Anauroch: The Empire of Shade
- Rules required: Dungeons & Dragons, 3.5 edition
- Character levels: 13th-17th
- Authors: Greg A. Vaughan, Thomas M. Reid, and Skip Williams
- First published: November 2007
- ISBN: 978-0786943623

= Anauroch: The Empire of Shade =

Dungeons & Dragons adventure module

Anauroch: The Empire of Shade is an adventure module for the 3.5 edition of the Dungeons & Dragons fantasy role-playing game.

==Plot summary==
Anauroch: The Empire of Shade takes place in the Forgotten Realms setting, where malign forces conspire to undo the Weave and replace it with the Shadow Weave, causing the Great Desert of Anauroch to change. The player characters must intervene or else all of Faerun will soon feel the dark might of the greatest magical empire since Netheril.

==Publication history==
Anauroch: The Empire of Shade was published in November 2007, with cover art by William O'Connor and interior art by Eric Deschamps, Randy Gallegos, Fred Hooper, Monte Michael Moore, William O'Connor, and Francis Tsai. Though the book is credited to Greg A. Vaughan, Thomas M. Reid, and Sean K. Reynolds on the front cover, Sean K. Reynolds was not actually involved in the project. The third author was, instead, Skip Williams and is properly credited on the book's title page and on the credits page.

==Reception==
Martin Drury of RPGamer wrote that the adventure "[...] just does not live up to expectations. [...] Despite a few bright spots, Anauroch: The Empire of Shade falls short of sending Wizards of the Coasts 3.5 Edition publishing days out with a bang. Game Masters and players who participated in the first two adventures of the trilogy will probably want to play through it out of necessity, but anyone looking for a stand-alone adventure would be best served looking elsewhere."

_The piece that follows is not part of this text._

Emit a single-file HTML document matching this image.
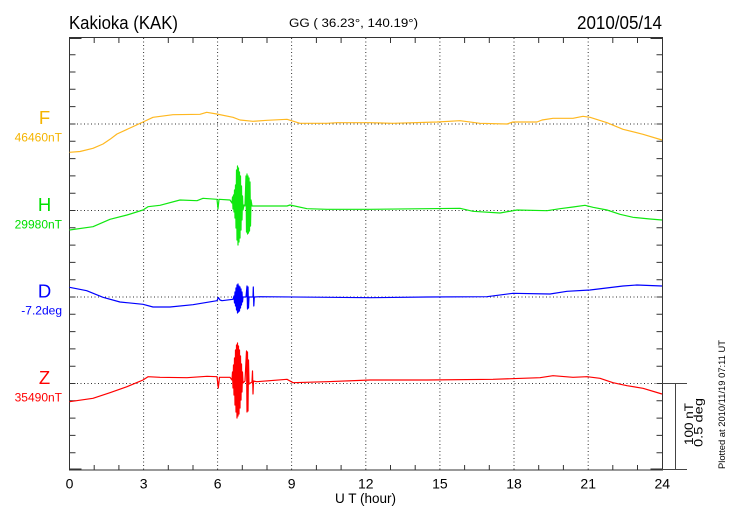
<!DOCTYPE html>
<html>
<head>
<meta charset="utf-8">
<style>
html,body{margin:0;padding:0;background:#fff;}
svg{display:block;}
text{font-family:"Liberation Sans",Arial,sans-serif;}
</style>
</head>
<body>
<svg width="730" height="520" viewBox="0 0 730 520" xmlns="http://www.w3.org/2000/svg">
<rect width="730" height="520" fill="#fff"/>

<!-- Titles -->
<text x="69" y="29" font-size="18" textLength="109" lengthAdjust="spacingAndGlyphs" fill="#000">Kakioka (KAK)</text>
<text x="289" y="27" font-size="11.5" textLength="129" lengthAdjust="spacingAndGlyphs" fill="#000">GG ( 36.23°, 140.19°)</text>
<text x="577" y="29" font-size="18" textLength="85" lengthAdjust="spacingAndGlyphs" fill="#000">2010/05/14</text>

<!-- Vertical dotted grid -->
<g stroke="#333" stroke-width="1" stroke-dasharray="1,2.5">
<line x1="143.6" y1="38" x2="143.6" y2="470"/>
<line x1="217.6" y1="38" x2="217.6" y2="470"/>
<line x1="291.6" y1="38" x2="291.6" y2="470"/>
<line x1="365.8" y1="38" x2="365.8" y2="470"/>
<line x1="439.9" y1="38" x2="439.9" y2="470"/>
<line x1="514.0" y1="38" x2="514.0" y2="470"/>
<line x1="588.2" y1="38" x2="588.2" y2="470"/>
</g>
<!-- Horizontal dotted baselines -->
<g stroke="#333" stroke-width="1" stroke-dasharray="1,2.5">
<line x1="70" y1="124" x2="662" y2="124"/>
<line x1="70" y1="210.5" x2="662" y2="210.5"/>
<line x1="70" y1="297" x2="662" y2="297"/>
<line x1="70" y1="383.5" x2="662" y2="383.5"/>
</g>

<!-- Axes frame -->
<g stroke="#333" stroke-width="1" fill="none">
<rect x="69.5" y="37.5" width="593" height="432.5"/>
<line x1="69.5" y1="38" x2="81.5" y2="38" stroke-width="2"/>
<line x1="650.5" y1="38" x2="662.5" y2="38" stroke-width="2"/>
<line x1="69.5" y1="469.5" x2="81.5" y2="469.5" stroke-width="2"/>
<line x1="650.5" y1="469.5" x2="662.5" y2="469.5" stroke-width="2"/>
</g>

<!-- Y ticks left & right -->
<g stroke="#333" stroke-width="1">
<path d="M69.5 54.7h6M69.5 72h6M69.5 89.3h6M69.5 106.6h6M69.5 124h6M69.5 141.3h6M69.5 158.6h6M69.5 175.9h6M69.5 193.2h6M69.5 210.5h6M69.5 227.8h6M69.5 245.1h6M69.5 262.4h6M69.5 279.7h6M69.5 297h6M69.5 314.3h6M69.5 331.6h6M69.5 348.9h6M69.5 366.2h6M69.5 383.5h6M69.5 400.8h6M69.5 418.1h6M69.5 435.4h6M69.5 452.7h6"/>
<path d="M662.5 54.7h-6M662.5 72h-6M662.5 89.3h-6M662.5 106.6h-6M662.5 124h-6M662.5 141.3h-6M662.5 158.6h-6M662.5 175.9h-6M662.5 193.2h-6M662.5 210.5h-6M662.5 227.8h-6M662.5 245.1h-6M662.5 262.4h-6M662.5 279.7h-6M662.5 297h-6M662.5 314.3h-6M662.5 331.6h-6M662.5 348.9h-6M662.5 366.2h-6M662.5 383.5h-6M662.5 400.8h-6M662.5 418.1h-6M662.5 435.4h-6M662.5 452.7h-6"/>
<!-- X ticks top & bottom (hourly) -->
<path d="M94.2 38v5M118.9 38v5M168.3 38v5M193 38v5M242.3 38v5M267 38v5M316.4 38v5M341.1 38v5M390.5 38v5M415.2 38v5M464.6 38v5M489.3 38v5M538.7 38v5M563.4 38v5M612.8 38v5M637.5 38v5"/>
<path d="M94.2 470v-5M118.9 470v-5M168.3 470v-5M193 470v-5M242.3 470v-5M267 470v-5M316.4 470v-5M341.1 470v-5M390.5 470v-5M415.2 470v-5M464.6 470v-5M489.3 470v-5M538.7 470v-5M563.4 470v-5M612.8 470v-5M637.5 470v-5"/>
</g>

<!-- Scale bar -->
<g stroke="#444" stroke-width="1">
<line x1="662" y1="383.5" x2="687" y2="383.5"/>
<line x1="662" y1="469.5" x2="687" y2="469.5"/>
<line x1="675.5" y1="383.5" x2="675.5" y2="469.5"/>
</g>
<text transform="translate(692.8,445) rotate(-90)" font-size="11.5" textLength="42" lengthAdjust="spacingAndGlyphs" fill="#000">100 nT</text>
<text transform="translate(702.5,447) rotate(-90)" font-size="11.5" textLength="49" lengthAdjust="spacingAndGlyphs" fill="#000">0.5 deg</text>
<text transform="translate(725,469) rotate(-90)" font-size="9.5" textLength="129" lengthAdjust="spacingAndGlyphs" fill="#000">Plotted at 2010/11/19 07:11 UT</text>

<!-- X labels -->
<g font-size="14" fill="#000" text-anchor="middle">
<text x="69.5" y="488.5">0</text>
<text x="143.6" y="488.5">3</text>
<text x="217.6" y="488.5">6</text>
<text x="291.6" y="488.5">9</text>
<text x="365.8" y="488.5">12</text>
<text x="439.9" y="488.5">15</text>
<text x="514" y="488.5">18</text>
<text x="588.2" y="488.5">21</text>
<text x="662.3" y="488.5">24</text>
</g>
<text x="365.5" y="503" font-size="13.5" text-anchor="middle" fill="#000">U T (hour)</text>

<!-- Left labels -->
<g text-anchor="middle" font-size="18.5">
<text x="44.5" y="124" fill="#F5B400">F</text>
<text x="44.5" y="211" fill="#00E000">H</text>
<text x="44.5" y="297.3" fill="#0000FF">D</text>
<text x="44.5" y="384" fill="#FF0000">Z</text>
</g>
<g text-anchor="end" font-size="12">
<text x="62" y="141.7" fill="#F5B400">46460nT</text>
<text x="62" y="228.3" fill="#00E000">29980nT</text>
<text x="62" y="314.5" fill="#0000FF">-7.2deg</text>
<text x="62" y="401.7" fill="#FF0000">35490nT</text>
</g>

<!-- Series -->
<g fill="none" stroke-width="1.2" stroke-linejoin="round">
<polyline stroke="#FFB820" points="69.5,152.3 80,151.5 93,148.3 103,144 110,139.3 117,134 130,128 143,122 153,117.3 173,114.7 200,114.3 206.7,112.3 216.7,114 233,117.3 240,120 253,121.3 267,120.3 287,119.3 300,123.3 327,123.3 337,122.7 370,122.7 393,123.3 437,122 460,120.7 480,123.3 507,124 513,122 537,122 542,120 553,118.3 573,118.3 583,116.3 590,117.3 607,122.7 623,129.3 643,134.3 662,140"/>
<polyline stroke="#10E810" points="69.5,230 93,226.7 110,219.3 127,215 143,210 148,206.7 160,205.3 180,200 197,200.7 203,198.3 217,199.3 218,209 219,199.3 230,200 232,203 232.5,197 233,209 233.5,195 234,212 234.5,190 235,218 235.5,185 236,228 236.5,170 237,240 237.5,166 238,245 238.5,168 239,242 239.5,172 240,238 240.5,176 241,230 241.5,186 242,220 242.5,196 243,210 244,205 245,206 246,176 246.5,232 247,174 247.5,234 248,176 248.5,233 249,178 249.5,231 250,182 250.5,226 251,200 252,206 253,206 287,206 290,205 307,208.7 327,209.3 370,209.3 460,208.3 473,211.3 500,213 517,210 547,210.7 560,208.7 573,207 585,205.3 593,207.3 607,210 620,214.3 633,217.3 650,219 662,220"/>
<polyline stroke="#0000FF" points="69.5,287.3 86.7,290.7 103,297.3 120,302 143,304.3 153,307 170,307 193,304.7 217,300.7 218.3,297.5 220,300 222,300.7 233,299.3 234,296 234.5,303 235,292 235.5,306 236,288 236.5,310 237,285 237.5,313 238,284 238.5,312 239,286 239.5,311 240,287 240.5,308 241,289 241.5,305 242,292 242.5,302 243,297 246,297 247,286 247.5,309 248,287 248.5,308 249,297 253,297 253.3,287 253.8,306 254.3,297 260,296.7 370,297.7 427,297 487,296.7 513,293.3 550,294 567,291.3 590,290 623,286 637,285 662,286"/>
<polyline stroke="#FF0000" points="69.5,401.7 93,398.3 110,392.7 127,386.7 143,380 148,376.7 160,377.3 187,377.7 207,376.3 217,376.7 218.3,388 219.5,377.3 230,377.3 232,380 232.5,372 233,388 233.5,365 234,395 234.5,358 235,405 235.5,350 236,412 236.5,345 237,418 237.5,343 238,416 238.5,346 239,414 239.5,350 240,408 240.5,356 241,400 241.5,364 242,392 242.5,372 243,383 245,381 246.5,351 247,412 247.5,352 248,411 248.5,360 249,384 252,382 252.5,371 253,394 253.5,381 256.7,381.7 287,379.3 293,382.7 327,381.7 370,380 427,380 493,379.3 540,377.7 553,375.7 573,377.3 587,376.7 600,378.3 613,382.7 627,385.7 643,388.3 662,394"/>
</g>
</svg>
</body>
</html>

In a review of Anauroch: The Empire of Shade in Black Gate, John ONeill said "Anauroch is an adventure for characters of level 9-13, which means that if your player characters start with Cormyr (recommended for characters of level 4-7), you can expect the entire 3-part supermodule to bring your players from level 4 all the way to 13… pretty impressive."